FERC has pushed back by more than four months the scheduled issuance of a final environmental impact statement (EIS) for the Northeast Supply Enhancement Project by Transcontinental Gas Pipe Line Co. LLC (Transco), which is already entangled in a regulatory quagmire in New York.

The Federal Energy Regulatory Commission said the final EIS, initially scheduled to be issued next Monday (Sept. 17), has been pushed back to Jan. 25, “based on the current status of Transco’s General Conformity review and feasible mitigation options” [CP17-101].

The delay isn’t expected to negatively impact the project’s scheduled winter 2020 in-service date, a spokesman for Transco parent Williams told NGI.

FERC published a favorable draft EIS in March for the project, which would provide 400,000 Dth/d to residential and commercial customers in the New York City area.

However, Transco’s application for a water quality certification required by the federal Clean Water Act (CWA) and other state permits for the project in New York have been on hold since last summer. Pennsylvania has also been reviewing the project for a Section 401 Water Quality Certification (WQC) under the CWA.

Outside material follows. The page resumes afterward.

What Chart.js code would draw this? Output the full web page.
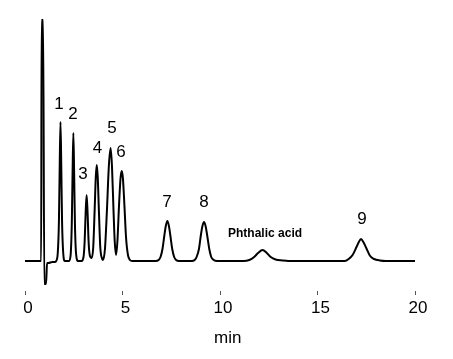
<!DOCTYPE html>
<html>
<head>
<meta charset="utf-8">
<script src="https://cdn.jsdelivr.net/npm/chart.js@4.4.1/dist/chart.umd.min.js"></script>
<style>
html,body{margin:0;padding:0;background:#fff;}
#wrap{width:453px;height:359px;position:relative;}
</style>
</head>
<body>
<div id="wrap"><canvas id="c" width="453" height="359"></canvas></div>
<script>
// Retention time (min) and detector signal (arbitrary units, baseline = 0)
const times = [
  0.00, 0.80, 0.83, 0.85, 0.93, 0.99, 1.08, 1.13, 1.20, 1.40, 1.55,
  1.60, 1.68, 1.74, 1.78, 1.82, 1.86, 1.90, 1.96, 2.04,
  2.26, 2.34, 2.40, 2.44, 2.48, 2.52, 2.56, 2.62, 2.72,
  2.90, 3.00, 3.06, 3.11, 3.16, 3.21, 3.26, 3.32, 3.42,
  3.50, 3.57, 3.63, 3.68, 3.73, 3.79, 3.86, 3.96, 4.00,
  4.10, 4.20, 4.30, 4.39, 4.46, 4.54, 4.60, 4.67,
  4.74, 4.82, 4.90, 4.96, 5.02, 5.10, 5.18, 5.28, 5.38, 5.50,
  6.70, 6.85, 6.95, 7.05, 7.15, 7.22, 7.30, 7.38, 7.45, 7.55, 7.65, 7.75, 7.90,
  8.55, 8.70, 8.80, 8.92, 9.02, 9.10, 9.18, 9.26, 9.34, 9.45, 9.55, 9.68, 9.85,
  11.20, 11.50, 11.75, 11.95, 12.18, 12.40, 12.60, 12.85, 13.20, 13.50,
  16.40, 16.60, 16.80, 17.00, 17.12, 17.23, 17.35, 17.50, 17.70, 17.90, 18.20, 18.50, 20.00
];
const signal = [
  0, 0, 0, 241, 241, -23, -23, -2, -2, -1, -1,
  0, 8, 40, 95, 139, 95, 40, 8, 0,
  0, 6, 38, 88, 128, 88, 38, 7, 0,
  0, 4, 20, 48, 66, 48, 20, 6, 3,
  14, 50, 84, 96, 84, 50, 14, 2, 1,
  12, 50, 95, 113, 95, 50, 20, 6,
  20, 55, 83, 90, 83, 55, 24, 6, 1, 0,
  0, 1, 4, 12, 26, 35, 40, 35, 26, 12, 4, 1, 0,
  0, 1, 4, 12, 26, 35, 39, 35, 26, 12, 4, 1, 0,
  0, 1, 4, 8, 11, 8, 4, 1.5, 0.5, 0,
  0, 2, 6, 14, 19, 22, 19, 13, 5, 2, 0.5, 0, 0
];
// Peak annotations
const peakLabels = ["1", "2", "3", "4", "5", "6", "7", "8", "Phthalic acid", "9"];
const labelTimes = [1.74, 2.46, 2.97, 3.72, 4.46, 4.92, 7.28, 9.18, 12.31, 17.28];
const labelHeights = [157, 147, 87, 113, 133, 109, 59, 59, 27, 42];
const xTicks = [0, 5, 10, 15, 20];
const xTitle = "min";

const points = times.map((t, i) => ({x: t, y: signal[i]}));
const FONT = '"Liberation Sans", Arial, sans-serif';

const annot = {
  id: 'annot',
  afterDatasetsDraw(chart) {
    const ctx = chart.ctx, xs = chart.scales.x, ys = chart.scales.y;
    ctx.save();
    ctx.fillStyle = '#000';
    ctx.textAlign = 'center';
    ctx.textBaseline = 'middle';
    peakLabels.forEach((lab, i) => {
      ctx.font = lab.length > 2 ? 'bold 12px ' + FONT : '17px ' + FONT;
      ctx.fillText(lab, xs.getPixelForValue(labelTimes[i]), ys.getPixelForValue(labelHeights[i]));
    });
    // axis title
    ctx.font = '17px ' + FONT;
    ctx.textBaseline = 'alphabetic';
    ctx.fillText(xTitle, xs.getPixelForValue(10.4), xs.bottom - 16);
    ctx.restore();
  }
};

new Chart(document.getElementById('c'), {
  type: 'line',
  data: {
    datasets: [{
      label: 'Signal',
      data: points,
      borderColor: '#000',
      borderWidth: 2,
      pointRadius: 0,
      fill: false,
      cubicInterpolationMode: 'monotone'
    }]
  },
  options: {
    responsive: false,
    animation: false,
    devicePixelRatio: 1,
    layout: {padding: {left: 25, right: 38, top: 16, bottom: 0}},
    plugins: {legend: {display: false}, tooltip: {enabled: false}},
    scales: {
      x: {
        type: 'linear',
        min: 0, max: 20,
        afterBuildTicks(scale) { scale.ticks = xTicks.map(v => ({value: v})); },
        afterFit(scale) { scale.height = 68; },
        border: {display: false},
        grid: {drawOnChartArea: false, tickLength: 4, color: '#555', lineWidth: 1},
        ticks: {color: '#000', padding: 3, maxRotation: 0, labelOffset: 3,
                font: {family: FONT, size: 17}},
        title: {display: false, text: xTitle}
      },
      y: {
        display: false,
        min: -30, max: 245
      }
    }
  },
  plugins: [annot]
});
</script>
</body>
</html>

In April, the New York State Department of Environmental Conservation (DEC) denied Transco’s application for a WQC. The application, which was filed in June 2017, was incomplete, according to DEC, which also said that FERC’s ongoing environmental review could result in changes to the project. Transco refiled at the DEC for a WQC in May.

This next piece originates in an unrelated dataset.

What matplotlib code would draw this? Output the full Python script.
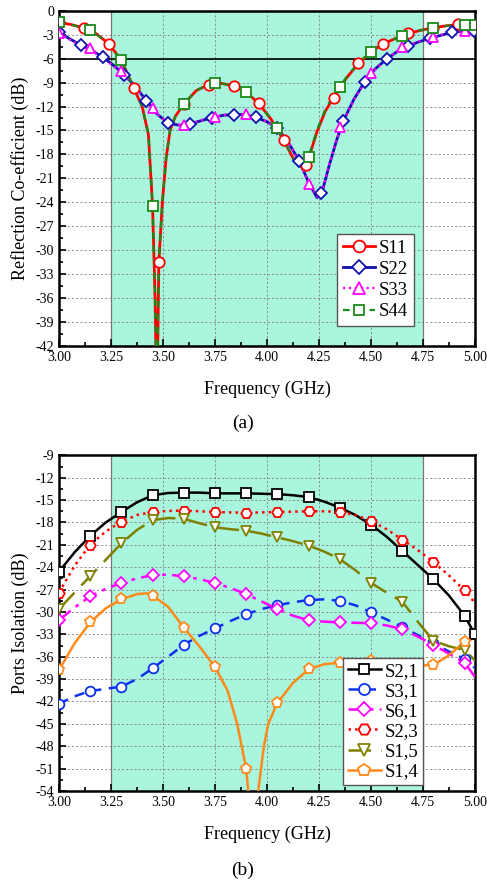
from matplotlib import pyplot
from matplotlib.lines import Line2D
from matplotlib.ticker import MultipleLocator

# ---- (a) reflection coefficients: curve points
s11_f = [3.00, 3.06, 3.12, 3.18, 3.24, 3.30, 3.36, 3.40, 3.43, 3.45,
         3.462, 3.471, 3.48, 3.497, 3.515, 3.534, 3.56, 3.60, 3.66, 3.72,
         3.78, 3.84, 3.90, 3.96, 4.02, 4.08, 4.13, 4.17, 4.20, 4.24,
         4.28, 4.32, 4.38, 4.44, 4.50, 4.56, 4.62, 4.68, 4.74, 4.80,
         4.86, 4.92, 5.00]
s11_db = [-1.45, -1.75, -2.15, -2.9, -4.15, -6.2, -9.7, -12.0, -15.5, -24.5,
          -36.0, -50.0, -31.5, -24.0, -18.5, -15.0, -13.2, -11.7, -10.0, -9.25,
          -9.1, -9.4, -10.2, -11.6, -13.6, -16.2, -18.7, -19.6, -18.5, -15.2,
          -12.6, -10.9, -8.5, -6.6, -5.15, -4.15, -3.45, -2.85, -2.45, -2.13,
          -1.9, -1.72, -1.7]
s44_db = [-1.4, -1.75, -2.2, -2.95, -4.2, -6.2, -9.7, -12.0, -15.5, -24.5,
          -36.0, -50.0, -31.5, -24.0, -18.5, -15.0, -13.2, -11.7, -10.0, -9.2,
          -9.1, -9.4, -10.2, -11.6, -13.6, -16.2, -18.6, -19.4, -18.3, -15.0,
          -12.4, -10.6, -8.4, -6.5, -5.15, -4.1, -3.45, -2.85, -2.45, -2.13,
          -1.9, -1.78, -1.8]

s22_f = [3.00, 3.05, 3.105, 3.16, 3.21, 3.26, 3.315, 3.37, 3.42, 3.47,
         3.525, 3.58, 3.63, 3.68, 3.735, 3.79, 3.84, 3.89, 3.945, 4.00,
         4.05, 4.10, 4.155, 4.20, 4.24, 4.265, 4.30, 4.335, 4.367, 4.42,
         4.47, 4.52, 4.575, 4.63, 4.68, 4.73, 4.785, 4.84, 4.89, 4.95,
         5.00]
s22_db = [-2.7, -3.5, -4.3, -5.0, -5.8, -6.8, -8.0, -9.6, -11.25, -12.9,
          -14.1, -14.35, -14.2, -13.8, -13.4, -13.1, -13.0, -13.0, -13.35, -13.9,
          -14.7, -16.4, -18.8, -21.5, -23.4, -22.7, -19.3, -16.2, -13.8, -11.0,
          -8.9, -7.3, -6.05, -5.05, -4.4, -3.9, -3.45, -3.05, -2.72, -2.55,
          -2.5]
s33_db = [-2.8, -3.6, -4.4, -5.1, -5.9, -6.9, -8.1, -9.7, -11.3, -12.9,
          -14.1, -14.3, -14.15, -13.75, -13.35, -13.05, -12.95, -12.95, -13.3, -13.9,
          -14.7, -16.4, -18.9, -21.6, -23.3, -22.6, -19.2, -16.1, -13.9, -11.1,
          -9.0, -7.4, -6.1, -5.0, -4.35, -3.85, -3.4, -3.0, -2.7, -2.55,
          -2.5]

# marker points
s11_mf = [3.00, 3.12, 3.24, 3.36, 3.48, 3.60, 3.72, 3.84, 3.96, 4.08,
          4.19, 4.32, 4.44, 4.56, 4.68, 4.80, 4.92]
s11_mdb = [-1.45, -2.15, -4.15, -9.7, -31.5, -11.7, -9.25, -9.4, -11.6, -16.2,
           -19.3, -10.9, -6.6, -4.15, -2.85, -2.13, -1.72]
s22_mf = [3.00, 3.105, 3.21, 3.315, 3.42, 3.525, 3.63, 3.735, 3.84, 3.945,
          4.05, 4.155, 4.26, 4.367, 4.47, 4.575, 4.68, 4.785, 4.89, 4.995]
s22_mdb = [-2.7, -4.3, -5.8, -8.0, -11.25, -14.1, -14.2, -13.4, -13.0, -13.35,
           -14.7, -18.8, -22.8, -13.8, -8.9, -6.05, -4.4, -3.45, -2.72, -2.5]
s33_mf = [3.00, 3.15, 3.30, 3.45, 3.60, 3.75, 3.90, 4.05, 4.20, 4.35,
          4.50, 4.65, 4.80, 4.95]
s33_mdb = [-2.85, -4.7, -7.5, -12.2, -14.3, -13.3, -12.9, -14.7, -21.7, -14.6,
           -7.8, -4.6, -3.25, -2.55]
s44_mf = [3.00, 3.15, 3.30, 3.45, 3.60, 3.75, 3.90, 4.05, 4.20, 4.35,
          4.50, 4.65, 4.80, 4.95, 5.00]
s44_mdb = [-1.4, -2.42, -6.2, -24.5, -11.7, -9.1, -10.2, -14.75, -18.3, -9.5,
           -5.15, -3.17, -2.13, -1.8, -1.8]

# ---- (b) isolation: markers every 0.15 GHz, plus in-between curve points
iso_f = [3.00, 3.075, 3.15, 3.225, 3.30, 3.375, 3.45, 3.525, 3.60, 3.675,
         3.75, 3.825, 3.90, 3.975, 4.05, 4.125, 4.20, 4.275, 4.35, 4.425,
         4.50, 4.575, 4.65, 4.725, 4.80, 4.875, 4.95, 5.00]
s21_db = [-24.6, -22.0, -19.8, -18.0, -16.6, -15.3, -14.35, -14.05, -14.0, -14.0,
          -14.1, -14.1, -14.1, -14.15, -14.2, -14.35, -14.6, -15.2, -16.0, -17.0,
          -18.3, -19.9, -21.8, -23.7, -25.6, -27.8, -30.5, -33.0]
s31_db = [-42.3, -41.3, -40.6, -40.3, -40.0, -39.0, -37.55, -36.0, -34.4, -33.2,
          -32.2, -31.2, -30.3, -29.6, -29.1, -28.7, -28.4, -28.3, -28.5, -29.1,
          -30.05, -31.0, -32.0, -33.1, -34.2, -35.3, -36.3, -37.5]
s61_db = [-31.1, -29.4, -27.9, -26.9, -26.1, -25.5, -25.05, -25.0, -25.2, -25.6,
          -26.1, -26.8, -27.6, -28.6, -29.6, -30.5, -31.1, -31.3, -31.4, -31.45,
          -31.5, -31.8, -32.3, -33.3, -34.4, -35.6, -36.8, -38.7]
s23_db = [-27.4, -23.8, -21.0, -19.2, -17.9, -17.0, -16.6, -16.45, -16.4, -16.5,
          -16.6, -16.65, -16.7, -16.65, -16.6, -16.55, -16.5, -16.5, -16.6, -17.0,
          -17.8, -18.9, -20.3, -21.7, -23.3, -25.1, -27.1, -28.8]
s15_db = [-29.6, -27.4, -25.2, -23.0, -20.8, -19.0, -17.7, -17.4, -17.5, -18.1,
          -18.65, -18.9, -19.1, -19.5, -20.0, -20.5, -21.1, -21.9, -22.9, -24.4,
          -26.1, -27.4, -28.6, -31.3, -33.85, -34.6, -35.1, -36.5]

s14_f = [3.00, 3.075, 3.15, 3.225, 3.30, 3.375, 3.42, 3.45, 3.525, 3.60,
         3.675, 3.75, 3.81, 3.857, 3.90, 3.91, 3.935, 3.958, 3.985, 4.006,
         4.05, 4.125, 4.20, 4.275, 4.35, 4.425, 4.50, 4.575, 4.65, 4.725,
         4.80, 4.875, 4.95, 5.00]
s14_db = [-37.8, -34.2, -31.4, -29.5, -28.3, -27.6, -27.5, -27.8, -29.3, -32.1,
          -34.6, -37.4, -40.5, -45.0, -51.0, -54.0, -62.0, -54.0, -48.0, -45.0,
          -42.2, -39.5, -37.7, -37.0, -36.8, -36.6, -36.6, -36.8, -37.0, -37.2,
          -37.1, -35.8, -34.0, -33.5]
s14_mf = [3.00, 3.15, 3.30, 3.45, 3.60, 3.75, 3.90, 4.05, 4.20, 4.35,
          4.50, 4.65, 4.80, 4.95]
s14_mdb = [-37.8, -31.4, -28.3, -27.8, -32.1, -37.4, -51.0, -42.2, -37.7, -36.8,
           -36.6, -37.0, -37.1, -34.0]

pyplot.rcParams["font.family"] = ["Liberation Serif", "DejaVu Serif"]
pyplot.rcParams["axes.unicode_minus"] = False

BAND = "#aaf5de"


def style_axes(ax, ymin, ymax):
    ax.axvspan(3.25, 4.75, facecolor=BAND, edgecolor="#707070",
               linewidth=0.9, zorder=0)
    ax.set_xlim(3.0, 5.0)
    ax.set_ylim(ymin, ymax)
    ax.xaxis.set_major_locator(MultipleLocator(0.25))
    ax.xaxis.set_minor_locator(MultipleLocator(0.125))
    ax.yaxis.set_major_locator(MultipleLocator(3))
    ax.yaxis.set_minor_locator(MultipleLocator(1.5))
    ax.xaxis.set_major_formatter(lambda v, p: f"{v:.2f}")
    ax.grid(True, which="major", color="#808080", linestyle=(0, (2.5, 2.5)),
            linewidth=0.6, zorder=1)
    ax.set_axisbelow(True)
    ax.tick_params(which="both", direction="in", top=False, right=False,
                   labelsize=10, width=1.2)
    ax.tick_params(which="major", length=5)
    ax.tick_params(which="minor", length=3)
    for spine in ax.spines.values():
        spine.set_linewidth(1.8)
    ax.set_xlabel("Frequency (GHz)", fontsize=13, labelpad=12)


def draw(ax, cf, cv, mf, mv, color, ls, marker, ms, lw=1.6, dash=None):
    line, = ax.plot(cf, cv, color=color, linestyle=ls, linewidth=lw, zorder=3)
    if dash is not None:
        line.set_dashes(dash)
    ax.plot(mf, mv, linestyle="none", marker=marker, markersize=ms,
            markerfacecolor="white", markeredgecolor=color,
            markeredgewidth=1.3, zorder=4)
    proxy = Line2D([], [], color=color, linestyle=ls, linewidth=lw,
                   marker=marker, markersize=ms + 1, markerfacecolor="white",
                   markeredgecolor=color, markeredgewidth=1.3)
    if dash is not None:
        proxy.set_dashes(dash)
    return proxy


fig = pyplot.figure(figsize=(4.87, 8.85), dpi=100)
ax1 = fig.add_axes([0.1211, 0.6090, 0.8542, 0.3789])
ax2 = fig.add_axes([0.1211, 0.1062, 0.8542, 0.3793])

# ---- panel (a)
style_axes(ax1, -42, 0)
ax1.axhline(-6, color="black", linewidth=1.2, zorder=2)
h = []
h.append(draw(ax1, s11_f, s11_db, s11_mf, s11_mdb, "#ff0000", "-", "o", 7.5, lw=2.0))
h.append(draw(ax1, s22_f, s22_db, s22_mf, s22_mdb, "#1010b0", "-", "D", 6.5, lw=2.0))
h.append(draw(ax1, s22_f, s33_db, s33_mf, s33_mdb, "#ff00ff", ":", "^", 7.5, lw=1.6))
h.append(draw(ax1, s11_f, s44_db, s44_mf, s44_mdb, "#1a8a1a", "--", "s", 6.5,
              lw=1.6, dash=(3, 3)))
ax1.set_ylabel("Reflection Co-efficient (dB)", fontsize=13, labelpad=5)
ax1.legend(h, ["S11", "S22", "S33", "S44"], loc="lower right",
           bbox_to_anchor=(0.853, 0.06), fontsize=13.5, frameon=True,
           fancybox=False, edgecolor="#555555", framealpha=1,
           handlelength=1.75, handletextpad=0.2, labelspacing=0.22,
           borderpad=0.3, borderaxespad=0)

# ---- panel (b)
style_axes(ax2, -54, -9)
g = []
g.append(draw(ax2, iso_f, s21_db, iso_f[::2] + [5.0], s21_db[::2] + [-33.0],
              "black", "-", "s", 6.5, lw=1.8))
g.append(draw(ax2, iso_f, s31_db, iso_f[::2], s31_db[::2],
              "#1030f0", "--", "o", 7, lw=1.8, dash=(4, 3)))
g.append(draw(ax2, iso_f, s61_db, iso_f[::2], s61_db[::2],
              "#ff00ff", "-.", "D", 6.5, lw=1.8, dash=(6, 2.5, 1.5, 2.5)))
g.append(draw(ax2, iso_f, s23_db, iso_f[::2], s23_db[::2],
              "#ff0000", ":", "H", 7.5, lw=1.8))
g.append(draw(ax2, iso_f, s15_db, iso_f[::2], s15_db[::2],
              "#808000", "--", "v", 7.5, lw=1.8, dash=(9, 4)))
g.append(draw(ax2, s14_f, s14_db, s14_mf, s14_mdb,
              "#ff8a1a", "-", "p", 8, lw=1.8))
ax2.set_ylabel("Ports Isolation (dB)", fontsize=13, labelpad=5)
ax2.legend(g, ["S2,1", "S3,1", "S6,1", "S2,3", "S1,5", "S1,4"],
           loc="lower right", bbox_to_anchor=(0.875, 0.018), fontsize=13.5,
           frameon=True, fancybox=False, edgecolor="#555555", framealpha=1,
           handlelength=1.75, handletextpad=0.2, labelspacing=0.16,
           borderpad=0.25, borderaxespad=0)

fig.text(0.499, 0.522, "(a)", ha="center", va="center", fontsize=14)
fig.text(0.499, 0.017, "(b)", ha="center", va="center", fontsize=14)

fig.savefig("out.png", dpi=100)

The nearly $1 billion expansion would increase natural gas deliveries to National Grid. The project is designed to create 400 MMcf/d of incremental firm capacity to Northeast markets, primarily to feed gas demand in New York City, which is phasing out the use of No. 4 fuel oil to help curb emissions.

The expansion would include 10 miles of pipe in Pennsylvania, three miles in New Jersey and 23 miles of pipe offshore New Jersey and New York. Of particular concern to the project’s opposition is the 23-mile segment of new pipeline that would cross Raritan Bay from Old Bridge, NJ, to Rockaway Point in Queens, NY.

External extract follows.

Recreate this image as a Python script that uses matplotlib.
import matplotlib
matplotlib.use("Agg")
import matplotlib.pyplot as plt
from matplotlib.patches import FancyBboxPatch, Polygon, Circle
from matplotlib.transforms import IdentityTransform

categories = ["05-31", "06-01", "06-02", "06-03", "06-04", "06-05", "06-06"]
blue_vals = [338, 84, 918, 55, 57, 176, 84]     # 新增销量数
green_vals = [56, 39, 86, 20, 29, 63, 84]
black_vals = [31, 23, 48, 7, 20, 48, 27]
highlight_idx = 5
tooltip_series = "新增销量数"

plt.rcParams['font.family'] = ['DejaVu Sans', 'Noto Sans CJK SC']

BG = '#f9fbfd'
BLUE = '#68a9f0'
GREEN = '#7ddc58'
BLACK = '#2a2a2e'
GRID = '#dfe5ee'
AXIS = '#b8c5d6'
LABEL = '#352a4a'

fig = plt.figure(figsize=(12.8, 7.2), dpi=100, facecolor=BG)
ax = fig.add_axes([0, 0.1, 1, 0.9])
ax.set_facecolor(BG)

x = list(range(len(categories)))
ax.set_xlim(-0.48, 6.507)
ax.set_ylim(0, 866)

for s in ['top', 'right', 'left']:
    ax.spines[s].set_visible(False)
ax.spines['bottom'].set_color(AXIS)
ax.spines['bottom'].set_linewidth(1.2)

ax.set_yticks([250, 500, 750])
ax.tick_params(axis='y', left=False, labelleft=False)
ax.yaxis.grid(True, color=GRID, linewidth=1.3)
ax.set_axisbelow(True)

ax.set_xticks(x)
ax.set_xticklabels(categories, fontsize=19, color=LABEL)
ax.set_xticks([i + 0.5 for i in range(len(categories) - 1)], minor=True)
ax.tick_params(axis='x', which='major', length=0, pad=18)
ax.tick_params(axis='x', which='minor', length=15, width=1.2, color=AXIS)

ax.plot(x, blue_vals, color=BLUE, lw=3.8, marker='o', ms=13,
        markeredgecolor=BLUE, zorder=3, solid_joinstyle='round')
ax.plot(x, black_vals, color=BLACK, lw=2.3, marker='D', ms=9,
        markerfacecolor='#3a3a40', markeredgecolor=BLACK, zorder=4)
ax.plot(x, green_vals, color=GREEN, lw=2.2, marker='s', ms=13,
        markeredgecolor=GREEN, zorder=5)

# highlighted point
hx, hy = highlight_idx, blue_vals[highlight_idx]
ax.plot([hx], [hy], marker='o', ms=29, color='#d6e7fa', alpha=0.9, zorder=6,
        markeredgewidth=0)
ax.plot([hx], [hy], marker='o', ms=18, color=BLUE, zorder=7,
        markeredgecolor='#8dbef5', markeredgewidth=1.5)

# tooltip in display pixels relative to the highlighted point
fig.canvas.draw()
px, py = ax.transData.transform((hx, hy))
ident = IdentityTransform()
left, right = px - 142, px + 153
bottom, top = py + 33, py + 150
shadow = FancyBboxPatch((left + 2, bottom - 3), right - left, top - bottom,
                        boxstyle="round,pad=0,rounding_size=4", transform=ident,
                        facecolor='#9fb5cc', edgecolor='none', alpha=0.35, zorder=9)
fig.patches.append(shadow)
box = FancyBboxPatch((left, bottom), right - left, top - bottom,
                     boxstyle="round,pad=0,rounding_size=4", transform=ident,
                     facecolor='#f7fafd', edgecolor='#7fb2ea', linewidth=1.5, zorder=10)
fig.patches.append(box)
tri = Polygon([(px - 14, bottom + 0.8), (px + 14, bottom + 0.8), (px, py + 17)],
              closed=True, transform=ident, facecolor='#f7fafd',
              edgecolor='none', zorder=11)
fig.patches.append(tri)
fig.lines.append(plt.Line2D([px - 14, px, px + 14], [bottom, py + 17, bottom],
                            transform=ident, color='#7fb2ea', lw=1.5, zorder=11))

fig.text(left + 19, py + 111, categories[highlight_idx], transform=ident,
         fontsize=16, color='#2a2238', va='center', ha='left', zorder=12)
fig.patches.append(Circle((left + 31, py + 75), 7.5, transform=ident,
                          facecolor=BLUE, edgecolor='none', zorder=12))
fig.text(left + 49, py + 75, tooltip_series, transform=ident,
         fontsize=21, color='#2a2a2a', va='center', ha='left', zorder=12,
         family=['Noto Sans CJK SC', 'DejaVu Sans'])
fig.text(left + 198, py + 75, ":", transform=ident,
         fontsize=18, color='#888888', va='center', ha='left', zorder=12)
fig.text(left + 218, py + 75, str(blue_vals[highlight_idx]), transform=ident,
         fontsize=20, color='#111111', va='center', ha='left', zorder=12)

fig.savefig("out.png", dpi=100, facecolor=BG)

DEC’s denial in April was the fourth time the agency has rejected a WQC application for a pipeline project.

Williams’ refiling still could face an uphill battle, as Gov. Andrew Cuomo, whose administration banned high-volume hydraulic fracturing in 2015, is facing a heated Democratic primary challenge from actress Cynthia Nixon. She has already called for a ban on gas pipelines and power plants, which appears to be forcing Cuomo farther to the left as he continues to tout his fight against fossil fuels while on the campaign trail.

The New York gubernatorial primary is scheduled for Thursday.